The recpitals in the documents on the other hand, prima facie, indicate absolute ownership of the defendants, even assuming that the pleaded case of moneys having been advance by the plaintiff and the Defendant/Respondent to be true, the interests of the said defendants may not go beyond that of lender. It is also admitted, so far as such documents are concerned, that the construction of the building was completed by the Defendant/Respondent No. I-may be with the loans and advance, apart from LIC, from Defendant No.2 and the mother. Thirdly it also appears to be admitted that the Defendant No. 1 had been realising rents from the alleged tenants in the suit property since the construction of the building, that is since about the year 1976 or near about and even after the death of the alleged Karta of the coparcenary in 1979, without any visible protest from any of the defendants/respondents. In the background of such facts, it is very difficult to allow a prayer by appointing a Receiver, which would have inevitable result of divesting the defendants of the custody of the property merely on asking. A mere filing of the suit itself does not entitle a plaintiff or a party thereto, to get a Receiver appointed on the basis of assertion that, ultimately in the suit, he may succeed and as such, his right has to be protected by appointment of Receiver. We have already indicated the facts and in the said facts, it will be improper on our part to say that it will be just and convenient to appoint Receiver. So far as the protection prayed for is concerned, that has been well granted by the order of the Trial Court, though we propose to modify the terms thereof by specifically injuncting the Defendant/Respondent No. 1 from disposing of, dealing with or encumbering the suit property in any manner and also by directing him to maintain regular accounts of the amounts realised by him from the alleged tenants and the expenses incurred by him out of the said amounts relating to the property so that, if at the end it is necessary, such account may be utilised for finding out any due to the plaintiff and the other two defendants. We accordingly so direct. 4.

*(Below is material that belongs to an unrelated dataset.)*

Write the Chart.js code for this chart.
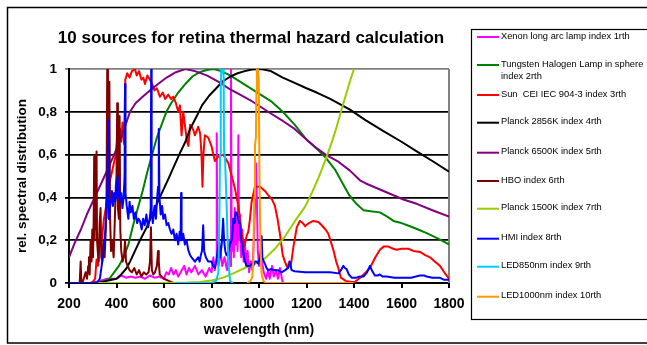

We accordingly so direct. 4. Since all the parties are appearing, we direct expeditious disposal of the suit, Since the Defendant No. 1 is appearing and since we are told that it is not possible for Defendant/Respondent No. 3 in file her written statement without certain particulars, which have been asked for in her petition, dated 17th of November, 1992. if such particulars have not already been furnished, the same may be furnished within two weeks from this date. If, however, the particulars have been furnished and necessary inspection has been taken, in that event, the Defendant No. 3 is directed to file her written statement within three weeks from this date. The Defendant No. 2 also is directed to file written statement within the said period. 5. The Court below will expedite the hearing of the suit so that the suit is heard out and disposed of, preferably within a period of four months from the date of communication of this order to the Court below. The Court below is permitted to refuse any avoidable prayer for adjournment. 6. Before parting with the case, we keep on record that the Defendant/Respondent No. 1 has assured to maintain his mother and infirm sister during the pendency of the suit and to pay Rs. 1,000/- (Rupees one thousand only) to the mother to enable her to meet the necessary expenses for herself and her infirm daughter. Payment of money to the mother as aforesaid, will be made through her learned advocate in the Trial Court against appropriate receipt, every month, within the seventh of the month. The action, taken on such assurance, will be without prejudice to the rights and contentions of the parties. 7. The appeal is disposed of in the manner as above. 8. There will be no order as to costs. 9. Observations made by us in disposing of the appeal will be without prejudice to the rights and contentions of the parties in the suit. 10. No formal decree need be drawn up in the appeal. 11. Let xerox copies of this order passed today be handed over to both the learned advocates for the contesting parties on the usual terms on their undertaking to apply for and obtain urgent certified copies. Jagdish Kumar Mathur, J.: I agree. Appeal disposed of with directions.